### Written exercise
Look through the listing and locate every line containing the word "this"; copy those lines.

Source code of charts
□ □ □ □
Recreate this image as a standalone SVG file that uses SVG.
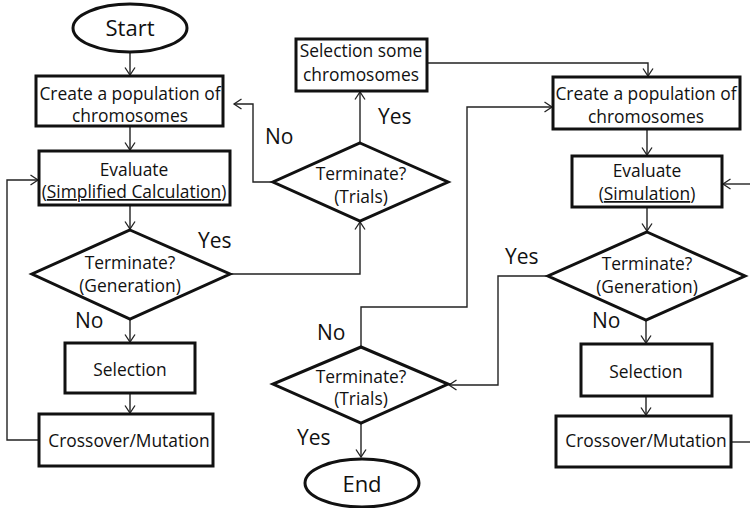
<svg xmlns="http://www.w3.org/2000/svg" width="750" height="508" viewBox="0 0 750 508">
  <defs>
    <marker id="arrow" markerUnits="userSpaceOnUse" markerWidth="12" markerHeight="12" viewBox="0 0 12 12" refX="9.5" refY="6" orient="auto">
      <path d="M2,1 L9.5,6 L2,11" fill="none" stroke="#222" stroke-width="1.3"/>
    </marker>
  </defs>
  <style>
    .shape { fill: #fff; stroke: #111; stroke-width: 3; }
    .conn { fill: none; stroke: #222; stroke-width: 1.4; }
    .t { font-family: "Open Sans", "Liberation Sans", sans-serif; font-size: 17.4px; fill: #111; text-anchor: middle; }
    .lbl { font-family: "Open Sans", "Liberation Sans", sans-serif; font-size: 21px; fill: #111; }
    .term { font-family: "Open Sans", "Liberation Sans", sans-serif; font-size: 22px; fill: #111; text-anchor: middle; }
  </style>

  <rect width="750" height="508" fill="#fff"/>

  <!-- connectors -->
  <g id="connectors">
    <path class="conn" d="M130,52 V75" marker-end="url(#arrow)"/>
    <path class="conn" d="M130,126 V150" marker-end="url(#arrow)"/>
    <path class="conn" d="M130,205 V229" marker-end="url(#arrow)"/>
    <path class="conn" d="M130,319 V342" marker-end="url(#arrow)"/>
    <path class="conn" d="M130,393 V413" marker-end="url(#arrow)"/>
    <path class="conn" d="M39,440 H7 V180 H38" marker-end="url(#arrow)"/>
    <path class="conn" d="M230,274 H360 V222" marker-end="url(#arrow)"/>
    <path class="conn" d="M360,143 V92" marker-end="url(#arrow)"/>
    <path class="conn" d="M273,182 H253 V104 H234" marker-end="url(#arrow)"/>
    <path class="conn" d="M427,63 H648 V76" marker-end="url(#arrow)"/>
    <path class="conn" d="M361,347 V307 H467 V107 H552" marker-end="url(#arrow)"/>
    <path class="conn" d="M548,276 H498 V385 H449" marker-end="url(#arrow)"/>
    <path class="conn" d="M361,423 V457" marker-end="url(#arrow)"/>
    <path class="conn" d="M647,129 V155" marker-end="url(#arrow)"/>
    <path class="conn" d="M647,207 V231" marker-end="url(#arrow)"/>
    <path class="conn" d="M646,320 V343" marker-end="url(#arrow)"/>
    <path class="conn" d="M646,396 V415" marker-end="url(#arrow)"/>
    <path class="conn" d="M727,442 H750"/>
    <path class="conn" d="M750,184 H723" marker-end="url(#arrow)"/>
  </g>

  <!-- left column: simplified evaluation loop -->
  <g id="start">
    <ellipse class="shape" cx="130" cy="28" rx="57" ry="24"/>
    <text class="term" x="130" y="36">Start</text>
  </g>
  <g id="create-left">
    <rect class="shape" x="36" y="76" width="187" height="50"/>
    <text class="t" x="130" y="100">Create a population of</text>
    <text class="t" x="130" y="122">chromosomes</text>
  </g>
  <g id="evaluate-left">
    <rect class="shape" x="39" y="151" width="191" height="54"/>
    <text class="t" x="134" y="176">Evaluate</text>
    <text class="t" x="134" y="198">(<tspan text-decoration="underline">Simplified Calculation</tspan>)</text>
  </g>
  <g id="terminate-gen-left">
    <polygon class="shape" points="130,230 230,274 130,319 32,274"/>
    <text class="t" x="130" y="269">Terminate?</text>
    <text class="t" x="130" y="292">(Generation)</text>
  </g>
  <g id="selection-left">
    <rect class="shape" x="65" y="343" width="130" height="50"/>
    <text class="t" x="130" y="376">Selection</text>
  </g>
  <g id="crossover-left">
    <rect class="shape" x="39" y="414" width="174" height="52"/>
    <text class="t" x="129" y="447">Crossover/Mutation</text>
  </g>

  <!-- middle column: trial control -->
  <g id="select-some">
    <rect class="shape" x="296" y="39" width="131" height="52"/>
    <text class="t" x="361" y="57">Selection some</text>
    <text class="t" x="361" y="81">chromosomes</text>
  </g>
  <g id="terminate-trials-top">
    <polygon class="shape" points="360,143 448,182 360,221 273,182"/>
    <text class="t" x="361" y="180">Terminate?</text>
    <text class="t" x="361" y="203">(Trials)</text>
  </g>
  <g id="terminate-trials-bottom">
    <polygon class="shape" points="361,347 448,384 361,423 273,384"/>
    <text class="t" x="361" y="383">Terminate?</text>
    <text class="t" x="361" y="405">(Trials)</text>
  </g>
  <g id="end">
    <ellipse class="shape" cx="362" cy="483" rx="57" ry="24"/>
    <text class="term" x="362" y="492">End</text>
  </g>

  <!-- right column: simulation loop -->
  <g id="create-right">
    <rect class="shape" x="553" y="77" width="187" height="52"/>
    <text class="t" x="646" y="100">Create a population of</text>
    <text class="t" x="646" y="123">chromosomes</text>
  </g>
  <g id="evaluate-right">
    <rect class="shape" x="572" y="156" width="150" height="51"/>
    <text class="t" x="647" y="177">Evaluate</text>
    <text class="t" x="647" y="200">(<tspan text-decoration="underline">Simulation</tspan>)</text>
  </g>
  <g id="terminate-gen-right">
    <polygon class="shape" points="647,232 745,276 646,320 548,276"/>
    <text class="t" x="647" y="270">Terminate?</text>
    <text class="t" x="647" y="293">(Generation)</text>
  </g>
  <g id="selection-right">
    <rect class="shape" x="581" y="344" width="131" height="52"/>
    <text class="t" x="646" y="378">Selection</text>
  </g>
  <g id="crossover-right">
    <rect class="shape" x="556" y="416" width="175" height="51"/>
    <text class="t" x="646" y="447">Crossover/Mutation</text>
  </g>

  <!-- branch labels -->
  <g id="labels">
    <text class="lbl" x="198" y="248">Yes</text>
    <text class="lbl" x="75" y="328">No</text>
    <text class="lbl" x="378" y="124">Yes</text>
    <text class="lbl" x="265" y="144">No</text>
    <text class="lbl" x="505" y="264">Yes</text>
    <text class="lbl" x="592" y="328">No</text>
    <text class="lbl" x="317" y="340">No</text>
    <text class="lbl" x="297" y="445">Yes</text>
  </g>
</svg>
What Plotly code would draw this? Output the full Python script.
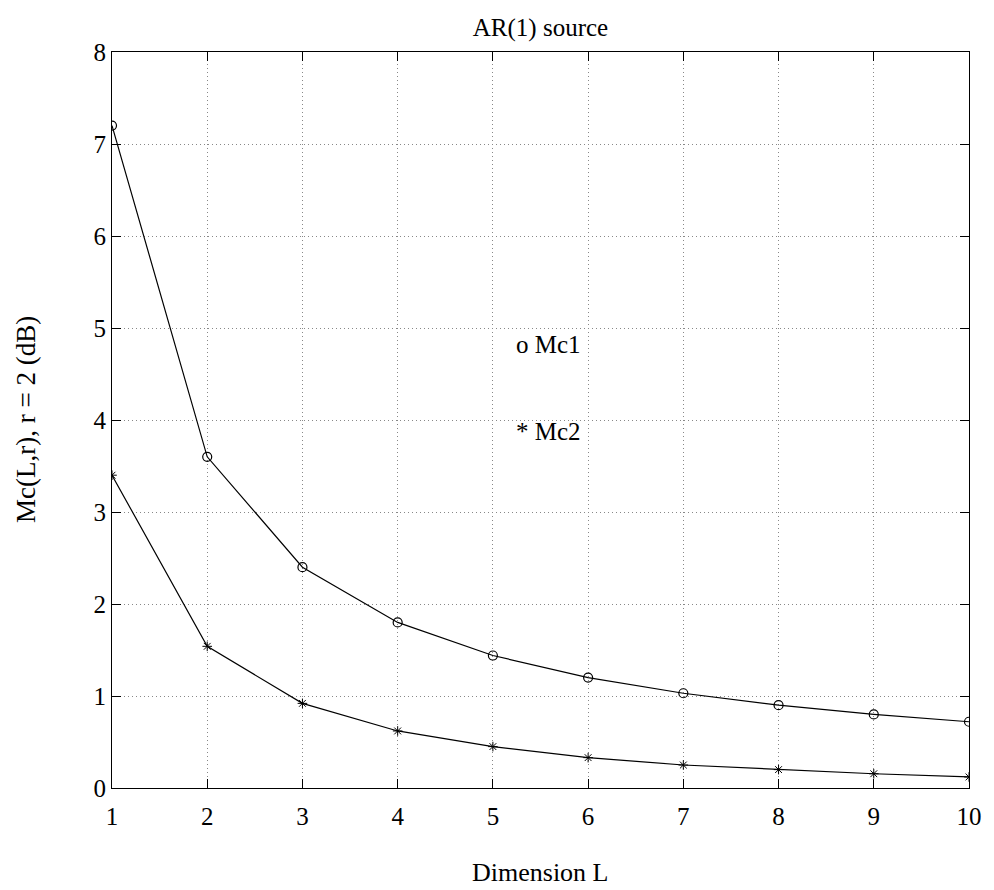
import plotly.graph_objects as go

# Dimension L and the two measures (dB)
dimension = [1, 2, 3, 4, 5, 6, 7, 8, 9, 10]
mc1 = [7.2, 3.6, 2.4, 1.8, 1.44, 1.2, 1.03, 0.9, 0.8, 0.72]
mc2 = [3.4, 1.54, 0.92, 0.62, 0.45, 0.33, 0.25, 0.2, 0.155, 0.12]

x_ticks = [1, 2, 3, 4, 5, 6, 7, 8, 9, 10]
y_ticks = [0, 1, 2, 3, 4, 5, 6, 7, 8]

FONT = "Liberation Serif, Times New Roman, serif"

fig = go.Figure()
fig.add_trace(go.Scatter(
    x=dimension, y=mc1, mode="lines+markers",
    line=dict(color="black", width=1.2),
    marker=dict(symbol="circle-open", size=9, color="black", line=dict(width=1.2)),
    showlegend=False,
))
fig.add_trace(go.Scatter(
    x=dimension, y=mc2, mode="lines+markers",
    line=dict(color="black", width=1.2),
    marker=dict(symbol="asterisk-open", size=8, color="black", line=dict(width=1)),
    showlegend=False,
))

# In-plot labels for the two curves
fig.add_annotation(x=5.22, y=4.82, text="o Mc1", showarrow=False,
                   xanchor="left", yanchor="middle",
                   font=dict(family=FONT, size=25, color="black"))
fig.add_annotation(x=5.22, y=3.87, text="* Mc2", showarrow=False,
                   xanchor="left", yanchor="middle",
                   font=dict(family=FONT, size=25, color="black"))

# Axis titles
fig.add_annotation(x=0.5, y=-0.0, xref="paper", yref="paper", yshift=-84,
                   text="Dimension L", showarrow=False,
                   xanchor="center", yanchor="middle",
                   font=dict(family=FONT, size=26, color="black"))
fig.add_annotation(x=0, y=0.5, xref="paper", yref="paper", xshift=-86,
                   text="Mc(L,r), r = 2 (dB)", showarrow=False, textangle=-90,
                   xanchor="center", yanchor="middle",
                   font=dict(family=FONT, size=27, color="black"))

axis_common = dict(
    showline=True, linecolor="black", linewidth=1.2, mirror="ticks",
    ticks="inside", ticklen=9, tickcolor="black", tickwidth=1,
    showgrid=True, gridcolor="#888888", griddash="1px,3px", gridwidth=1,
    zeroline=False,
    tickfont=dict(family=FONT, size=25, color="black"),
)

fig.update_xaxes(range=[1, 10], tickvals=x_ticks, ticktext=[str(v) for v in x_ticks],
                 ticklabelstandoff=6, **axis_common)
fig.update_yaxes(range=[0, 8], tickvals=y_ticks, ticktext=[str(v) for v in y_ticks],
                 **axis_common)

fig.update_layout(
    width=994, height=890,
    margin=dict(l=112, r=18, t=52, b=102),
    paper_bgcolor="white", plot_bgcolor="white",
    title=dict(text="AR(1) source", x=0.5, xref="paper", xanchor="center",
               y=1, yref="paper", yanchor="bottom", pad=dict(b=16),
               font=dict(family=FONT, size=25, color="black")),
    font=dict(family=FONT, color="black"),
)

fig.write_html("out.html")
□ □ □ □
### Output
Recreate this image as a standalone SVG file that uses SVG.
What Plotly code would draw this? Output the full Python script.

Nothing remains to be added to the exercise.